The orientations of the images are determined from the dicoms themeselves. Right now, I've only tested with 1 sagittal and 1 axial image series in each accession, though it might work with more than one.

The output directory should end up with an images folder and csv of the prediction results (at l3_prediction_results.csv), and optionally a plots folder.

The program can also show the plots immediately if you'd like.

l3finder/ingest.py

This contains the logic to load the images from the folders of dicom that Tim retrieved from PACS. It also contains the ImageSeries and ConstructedImageSeries classes, which represent the series as a whole and provide many methods needed to do the predictions.

Also contains the StudyImageSet class, which was used when formatting the images for L3 finder training.

L3_finder_training_formatter.py

Usage:

usage: L3_finder_training_formatter.py [-h] dicom_dir dicom_csv nifti_dir output_path

positional arguments:
  dicom_dir    Root directory containing dicoms in format output by Tim's
               script
  dicom_csv    CSV outlining which series and slices for a subject id
  output_path  output .npz file path

optional arguments:
  -h, --help   show this help message and exit

Example:

python L3_finder_training_formatter.py ..\Dataset2\ .\dataset_manifests\dataset_2_manifest.csv .\tmp\ .\datasets\ds2_px.npz

This program reformats our dicom data in the format of the output of Tim's scripts into the structure of the .npz file that the ct-slice-detection programs expect.

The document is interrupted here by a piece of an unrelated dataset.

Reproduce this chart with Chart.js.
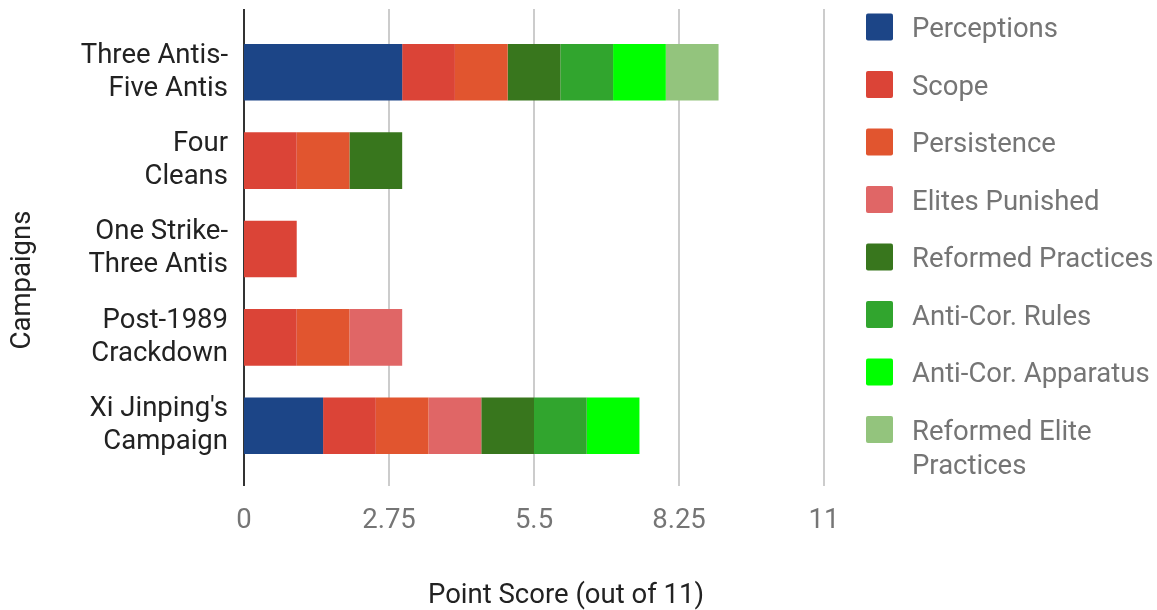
<!DOCTYPE html>
<html>
<head>
<meta charset="utf-8">
<script src="https://cdn.jsdelivr.net/npm/chart.js@4/dist/chart.umd.min.js"></script>
<style>
  html, body { margin: 0; padding: 0; background: #fff; }
  #wrap { position: relative; width: 1157px; height: 610px; }
</style>
</head>
<body>
<div id="wrap"><canvas id="chart" width="1157" height="610"></canvas></div>
<script>
// campaigns, top to bottom
const campaigns = [
  ['Three Antis-', 'Five Antis'],
  ['Four', 'Cleans'],
  ['One Strike-', 'Three Antis'],
  ['Post-1989', 'Crackdown'],
  ["Xi Jinping's", 'Campaign']
];

// point scores per criterion, same order as campaigns
const perceptions       = [3, 0, 0, 0, 1.5];
const scope             = [1, 1, 1, 1, 1];
const persistence       = [1, 1, 0, 1, 1];
const elitesPunished    = [0, 0, 0, 1, 1];
const reformedPractices = [1, 1, 0, 0, 1];
const antiCorRules      = [1, 0, 0, 0, 1];
const antiCorApparatus  = [1, 0, 0, 0, 1];
const reformedElite     = [1, 0, 0, 0, 0];

const xTicks = [0, 2.75, 5.5, 8.25, 11];
const xTickLabels = ['0', '2.75', '5.5', '8.25', '11'];

const series = [
  { label: 'Perceptions', data: perceptions, color: '#1c4587' },
  { label: 'Scope', data: scope, color: '#db4437' },
  { label: 'Persistence', data: persistence, color: '#e1552f' },
  { label: 'Elites Punished', data: elitesPunished, color: '#e06666' },
  { label: 'Reformed Practices', data: reformedPractices, color: '#38761d' },
  { label: 'Anti-Cor. Rules', data: antiCorRules, color: '#31a52e' },
  { label: 'Anti-Cor. Apparatus', data: antiCorApparatus, color: '#00ff00' },
  { label: 'Reformed Elite Practices', data: reformedElite, color: '#93c47d' }
];

const FONT = 'Roboto, "Noto Sans", sans-serif';
const FS = 27.5;

// gridlines and the zero line run a bit past the plot area, like the original
const extendedGrid = {
  id: 'extendedGrid',
  beforeDatasetsDraw(chart) {
    const { ctx, scales: { x } } = chart;
    const top = 9, bottom = 486;
    ctx.save();
    xTicks.forEach(v => {
      const px = Math.round(x.getPixelForValue(v));
      ctx.beginPath();
      ctx.lineWidth = 2;
      ctx.strokeStyle = v === 0 ? '#333333' : '#cccccc';
      ctx.moveTo(px, top);
      ctx.lineTo(px, bottom);
      ctx.stroke();
    });
    ctx.restore();
  }
};

// axis titles + wrapped legend on the right
const sideText = {
  id: 'sideText',
  afterDraw(chart) {
    const ctx = chart.ctx;
    ctx.save();
    ctx.font = FS + 'px ' + FONT;
    ctx.fillStyle = '#222222';
    ctx.textAlign = 'center';
    ctx.textBaseline = 'middle';
    ctx.fillText('Point Score (out of 11)', 566, 596);
    ctx.translate(23, 280);
    ctx.rotate(-Math.PI / 2);
    ctx.fillText('Campaigns', 0, 0);
    ctx.restore();

    ctx.save();
    ctx.font = FS + 'px ' + FONT;
    ctx.textAlign = 'left';
    ctx.textBaseline = 'middle';
    const boxX = 866, textX = 912, maxW = 245, step = 57.5, lineH = 34;
    chart.data.datasets.forEach((ds, i) => {
      const cy = 27 + i * step;
      ctx.fillStyle = ds.backgroundColor;
      ctx.beginPath();
      ctx.roundRect(boxX, cy - 13.5, 27, 27, 2);
      ctx.fill();
      // word wrap
      const words = ds.label.split(' ');
      const lines = [];
      let line = '';
      words.forEach(w => {
        const test = line ? line + ' ' + w : w;
        if (ctx.measureText(test).width > maxW && line) { lines.push(line); line = w; }
        else line = test;
      });
      lines.push(line);
      ctx.fillStyle = '#757575';
      lines.forEach((l, j) => ctx.fillText(l, textX, cy + 3.5 + j * lineH));
    });
    ctx.restore();
  }
};

new Chart(document.getElementById('chart'), {
  type: 'bar',
  data: {
    labels: campaigns,
    datasets: series.map(s => ({
      label: s.label,
      data: s.data,
      backgroundColor: s.color,
      borderWidth: 0
    }))
  },
  options: {
    indexAxis: 'y',
    responsive: false,
    animation: false,
    layout: { padding: { top: 28, right: 333, bottom: 0, left: 0 } },
    datasets: { bar: { categoryPercentage: 1, barPercentage: 0.64 } },
    plugins: {
      legend: { display: false },
      tooltip: { enabled: false }
    },
    scales: {
      x: {
        stacked: true,
        min: 0,
        max: 11,
        afterBuildTicks(scale) { scale.ticks = xTicks.map(v => ({ value: v })); },
        afterFit(scale) {
          scale.height = 140;
          scale.paddingLeft = 0;
          scale.paddingRight = 0;
        },
        grid: { display: false, drawTicks: false },
        border: { display: false },
        ticks: {
          padding: 35,
          color: '#757575',
          font: { family: FONT, size: FS },
          callback: (v, i) => xTickLabels[i]
        }
      },
      y: {
        stacked: true,
        afterFit(scale) {
          scale.width = 244;
          scale.paddingTop = 0;
          scale.paddingBottom = 0;
        },
        grid: { display: false, drawTicks: false },
        border: { display: false },
        ticks: {
          padding: 16,
          color: '#222222',
          font: { family: FONT, size: FS, lineHeight: 1.2 }
        }
      }
    }
  },
  plugins: [extendedGrid, sideText]
});
</script>
</body>
</html>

That is: images_f - frontal MIP images, 2D images_s - sagittal MIP images, 2D spacings - the pixel spacings of the ct scans, (x, y, z) names - the subject names for each image ydata - the distance to L3 from the top of the image in pixels num_images - the number of images

In the code that looks like:

dict(
    images_f=sagittal_mips,  # for now...
    images_s=sagittal_mips,
    spacings=sagittal_spacings,
    names=names,
    ydata=ydata,
    num_images=len(sagittal_mips)
)

The dataset manifest is a csv file that outlines the instance number of the axial CT that corresponds with the L3 vertebra. There is an example in the dataset_manifests folder. The format is like this:

subject_id,axial_series,axial_l3,sagittal_series,sagittal_midsag
200,4,32,6,30
201,3,19,5,19
202,4,32,6,30
203,3,19,5,19
204,4,29,11.2,27